Why the wait? It is so much simpler to believe that Jesus did not in fact get up out of his grave, that all of this is a "meaningful legend" to make our lives more bearable, and that the whole Christian enterprise is just another one of those mythical versions of life that is supposed to reveal the beauty of the horrors we are living through. Christianity is, in this view, symbolism, not fact.

But if Jesus did not in fact come back to life, and come back bodily, if the historical Jesus was simply the wise guru and the fantastic events were legends attached to him, then the whole thing is a waste of time, and any mitigation of the horrors is wishful thinking that should be abhorred by any reasonable person. Why? Because it simply makes these horrors "meaningful" as if ultimately they would make sense; it is an attempt to explain them by wishful thinking, not by any evidence that the suffering of our lives actually does resolve itself into something that we would actually choose as better than any alternative if we saw the whole picture.

But if it did happen, then again, why the wait? Why do we die, why are we ourselves crucified? It's the age-old question. And it was in this context, that during a sermon by Rev. Edward Bruggeman, the thesis of what I am now writing occurred to me. It wasn't meant to be this way. We wouldn't be going through this struggle if the human race had been sensible enough to accept Jesus. The Kingdom of God that Jesus announced never occurred as Jesus announced it, because Jesus was rejected as King; and the result was that all of subsequent and prior history is different from what it would have been if the Jews and the Gentiles of the time had been like Mary and said, "Let it be done."

All of subsequent and prior history? Yes. The whole evolution of the universe would have been different if that one event had been different, because God is eternal, and that one event, which didn't have to happen, colored everything that did happen, both before and after it.

There are thus two great failures of mankind in the world: the first one, the Fall, brought it about that suffering exists (presumably both before and after this tragic event); the second brought it about that our redemption from the first failure occurs through the suffering that was brought about by the first, and was not a simple redemption from it.

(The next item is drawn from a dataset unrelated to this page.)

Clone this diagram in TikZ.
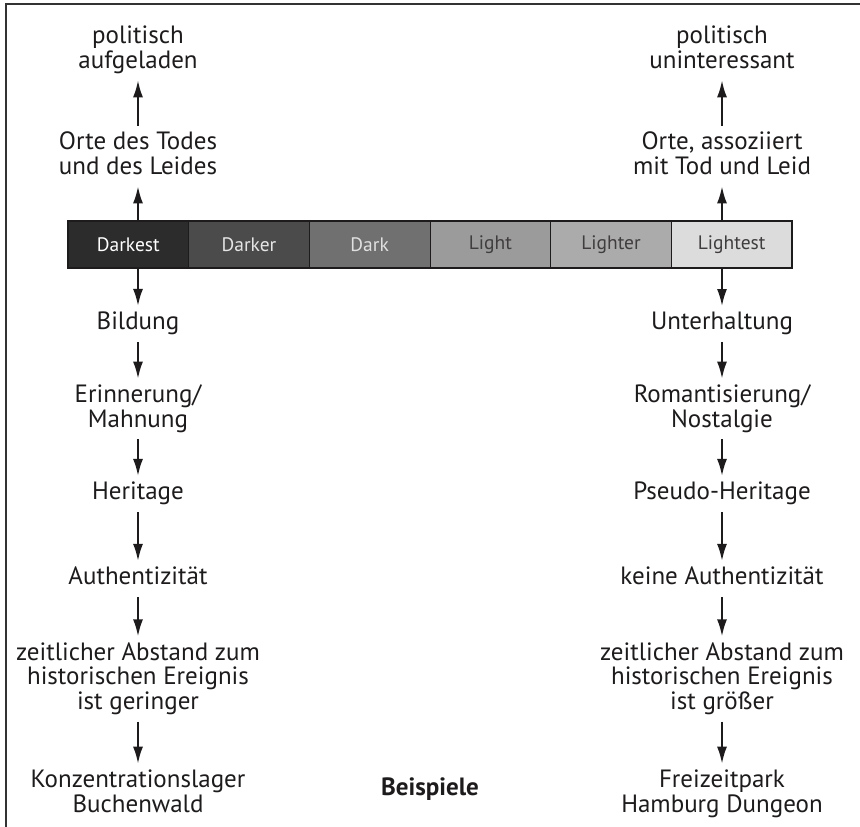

I make no pretense that this is new ground I am breaking. Speculation like this went on in the early Church and in the Middle Ages. I do, however, have a somewhat different philosophical base that I am working from: specifically, that there is no objective meaning to "good" and "bad" (though there is to "right" and "wrong"). My hope is that this investigation can shed some light on the problem of suffering.

In fact, as I look at it with the germs of this new point of view, I think I begin to understand what was called the "problem of evil," and can see a new way in which it makes sense, at least to me. I am writing this in the hope that--at least after I die--someone will read this and also find peace.